Cloud platforms are a double-edged sword. Their scale, reliability, and global presence make them ideal for businesses, but those same qualities make them incredibly attractive to attackers. When a phishing link comes from a domain associated with Azure or Google Firebase, it inherently looks more trustworthy to both users and automated security filters, increasing the campaign’s success rate. The AI-powered AWS breach is even more terrifying. It shows how attackers can automate privilege escalation at machine speed. They used Large Language Models to analyze stolen, low-privilege credentials and identify a path to admin access in under 10 minutes. Once inside, they could inject backdoors into Lambda functions or spin up costly GPU instances for their own purposes. To defend against this, proactive monitoring is non-negotiable. Organizations must be constantly scanning cloud logs for anomalous behavior, such as logins from rotating IP addresses, which suggests the use of anonymizing proxies. It’s also critical to implement the principle of least privilege with extreme prejudice. Permissions like UpdateFunctionCode in AWS should be heavily restricted and monitored, as they allow an attacker to alter serverless functions and create persistent backdoors.
With automated campaigns wiping thousands of misconfigured MongoDB instances and attackers exfiltrating NTDS.dit files from Active Directory, foundational infrastructure is clearly under fire. Walk me through the essential security posture changes needed to protect these critical data stores from both opportunistic and targeted attacks.

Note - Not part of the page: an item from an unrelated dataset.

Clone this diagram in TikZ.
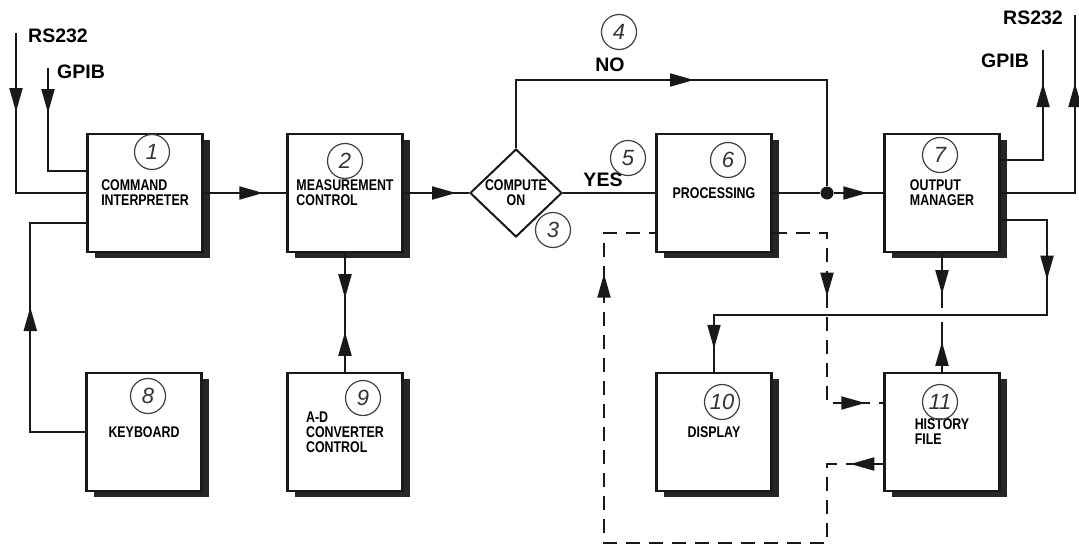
\documentclass[tikz,border=0pt]{standalone}
\usepackage{fontspec}
\setmainfont{Liberation Sans}
\newfontfamily\estrecha[FakeStretch=0.8]{Liberation Sans}
\usetikzlibrary{arrows.meta,shapes.geometric,shadows,decorations.markings,calc}
\tikzset{
  >={Triangle[length=24pt,width=13pt]},
  caja/.style={draw=black!90,line width=2.4pt,fill=white,minimum width=115pt,minimum height=118pt,
    align=left,font=\estrecha\bfseries\fontsize{15.5}{15}\selectfont,
    drop shadow={shadow xshift=7pt,shadow yshift=-6pt,fill=black!85,opacity=1}},
  rombo/.style={diamond,draw=black!90,line width=2pt,minimum width=92pt,minimum height=88pt,
    inner sep=0pt,align=center,font=\estrecha\bfseries\fontsize{15.5}{15}\selectfont},
  num/.style={circle,draw=black!75,line width=1.2pt,minimum size=35pt,inner sep=0pt,
    font=\fontsize{22}{22}\selectfont\itshape,text=black!80},
  etiq/.style={font=\fontsize{19.5}{20}\selectfont\bfseries},
  linea/.style={draw=black!90,line width=2pt},
  discont/.style={linea,dash pattern=on 14pt off 9pt},
  flecha/.style={postaction={decorate,decoration={markings,mark=at position #1 with {\arrow{>}}}}},
  punto/.style={circle,fill=black!90,inner sep=0pt,minimum size=13pt}
}
\begin{document}
\begin{tikzpicture}[x=1pt,y=-1pt]
\useasboundingbox (0,0) rectangle (1079,546);
\node[caja] (ci) at (145,193) {COMMAND\\INTERPRETER};
\node[caja] (mc) at (345,193) {MEASUREMENT\\CONTROL};
\node[rombo] (co) at (516,193) {COMPUTE\\ON};
\node[caja] (pr) at (714,193) {PROCESSING};
\node[caja] (om) at (942,193) {OUTPUT\\MANAGER};
\node[caja] (kb) at (144,432) {KEYBOARD};
\node[caja] (ad) at (345,432) {A-D\\CONVERTER\\CONTROL};
\node[caja] (dp) at (714,432) {DISPLAY};
\node[caja] (hf) at (942,432) {HISTORY\\FILE};
\node[etiq] (rsa) at (58,36) {RS232};
\node[etiq] (gpa) at (81,72) {GPIB};
\node[etiq] (gpb) at (1005,61) {GPIB};
\node[etiq] (rsb) at (1033,18) {RS232};
\node[etiq] (no) at (610,65) {NO};
\node[etiq] (si) at (603,180) {YES};
\node[num] (n1) at (152,152) {1};
\node[num] (n2) at (345,161) {2};
\node[num] (n3) at (553,230) {3};
\node[num] (n4) at (619,32) {4};
\node[num] (n5) at (628,158) {5};
\node[num] (n6) at (728,160) {6};
\node[num] (n7) at (940,155) {7};
\node[num] (n8) at (148,396) {8};
\node[num] (n9) at (363,398) {9};
\node[num] (n10) at (722,402) {10};
\node[num] (n11) at (940,402) {11};
\node[punto] (j) at (827,193) {};
\coordinate (rsIn) at (16,33);
\coordinate (gpIn) at (48,68);
\coordinate (gpOut) at (1043,50);
\coordinate (rsOut) at (1075,15);
\coordinate (cima) at (827,80);
\coordinate (bus) at (1047,315);
\coordinate (corte1) at (942,308);
\coordinate (corte2) at (942,322);
\coordinate (d1) at (827,403);
\coordinate (d2) at (827,543);
\coordinate (d3) at (604,543);
\draw[linea,flecha=79pt] (rsIn) |- (ci.west);
\draw[linea,flecha=45pt] (gpIn) |- ($(ci.west)+(0,-22)$);
\draw[linea,flecha=180pt] (kb.west) -- ++(-55,0) |- ($(ci.west)+(0,30)$);
\draw[linea,flecha=-23pt] (ci) -- (mc);
\draw[linea,flecha=-13pt] (mc) -- (co);
\draw[linea] (co) -- (pr);
\draw[linea,flecha=246pt] (co.north) |- (cima) -- (j);
\draw[linea] (pr) -- (j);
\draw[linea,flecha=-16pt] (j) -- (om);
\draw[linea,flecha=-33pt] ($(om.east)+(0,-33)$) -| (gpOut);
\draw[linea,flecha=-68pt] (om.east) -| (rsOut);
\draw[linea,flecha=106pt,flecha=-23pt] ($(om.east)+(0,27)$) -| (bus) -| (dp.north);
\draw[linea,flecha=41pt] (om.south) -- (corte1);
\draw[linea,flecha=30pt] (hf.north) -- (corte2);
\draw[linea,flecha=45pt] (mc) -- (ad);
\draw[linea,flecha=40pt] (ad) -- (mc);
\draw[discont,flecha=118pt,flecha=-18pt] ($(pr.east)+(0,40)$) -| (d1) -- (d1 -| hf.west);
\draw[discont,flecha=33pt,flecha=-92pt] ($(hf.west)+(0,32)$) -| (d2) -- (d3) |- ($(pr.west)+(0,40)$);
\end{tikzpicture}
\end{document}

What we’re seeing is a brutal assault on the very foundations of enterprise IT: the databases and identity systems. The MongoDB attacks are largely opportunistic; automated bots are simply scanning the internet for unprotected instances on port 27017 and wiping them. It’s shocking that with over 200,000 servers vulnerable, 45% have already been hit. The fix here is fundamental security hygiene: never expose a database directly to the internet, enforce strong authentication like SCRAM, and implement strict firewall rules. The theft of the NTDS.dit file from Active Directory is far more targeted and far more devastating. This file is the crown jewels of a Windows network; it contains the password hashes for every user in the domain. Once attackers have it, they effectively own the entire identity system. Protecting it requires a defense-in-depth approach. First, limit who can log on to domain controllers. Second, deploy technologies like Microsoft’s Credential Guard to protect credential data in memory. Finally, you must have active monitoring in place to detect the tools used for this theft, like vssadmin or PsExec, being used on a domain controller. If you see those tools running, you have to assume a breach is in progress and immediately initiate your incident response plan, which should include resetting the KRBTGT account password twice.
Microsoft is officially planning to disable NTLM in future Windows releases to favor Kerberos. Can you describe the primary security benefits of this shift and outline the challenges organizations might face during the transition, especially regarding legacy applications?
This is a monumental and long-overdue step for Windows security. For decades, NTLM has been the Achilles’ heel of Active Directory, being notoriously vulnerable to relay and pass-the-hash attacks, which allow an attacker to impersonate users without even knowing their passwords. Kerberos, on the other hand, is a much stronger, modern authentication protocol that relies on tickets and mutual authentication, making it resistant to those types of attacks. The security benefit is a massive reduction in the attack surface for lateral movement and privilege escalation within an enterprise network. However, the transition will be a painful journey for many organizations. The biggest challenge lies with legacy applications and devices that were hard-coded to use NTLM and may not support Kerberos. Think of old manufacturing systems, custom-built internal applications, or even network printers. Microsoft is wisely phasing this out in three stages, with the first being an audit phase to help organizations identify where NTLM is still being used. The real work for IT teams will be hunting down these dependencies and either upgrading, replacing, or isolating them before NTLM is finally disabled by default.
What is your forecast for ransomware tactics over the next year?
I foresee ransomware evolving in two major directions: increasing sophistication in evasion and a deeper focus on data exfiltration as the primary leverage. The Interlock ransomware attack using a vulnerable driver to disable EDR is just the beginning. We’re going to see more threat actors adopt kernel-level bypass techniques to operate undetected for longer periods. They will invest heavily in zero-day exploits not just for initial access, but specifically for disabling security tools. Secondly, the extortion model will continue to shift away from pure encryption. Attackers know that many large organizations have robust backup strategies. Therefore, the threat of leaking sensitive exfiltrated data is becoming more potent than the threat of inaccessible systems. We will see ransomware gangs become more like data brokers, meticulously analyzing stolen data to maximize their extortion leverage and potentially selling it even if a ransom is paid. This makes data protection and leak prevention strategies more critical than ever.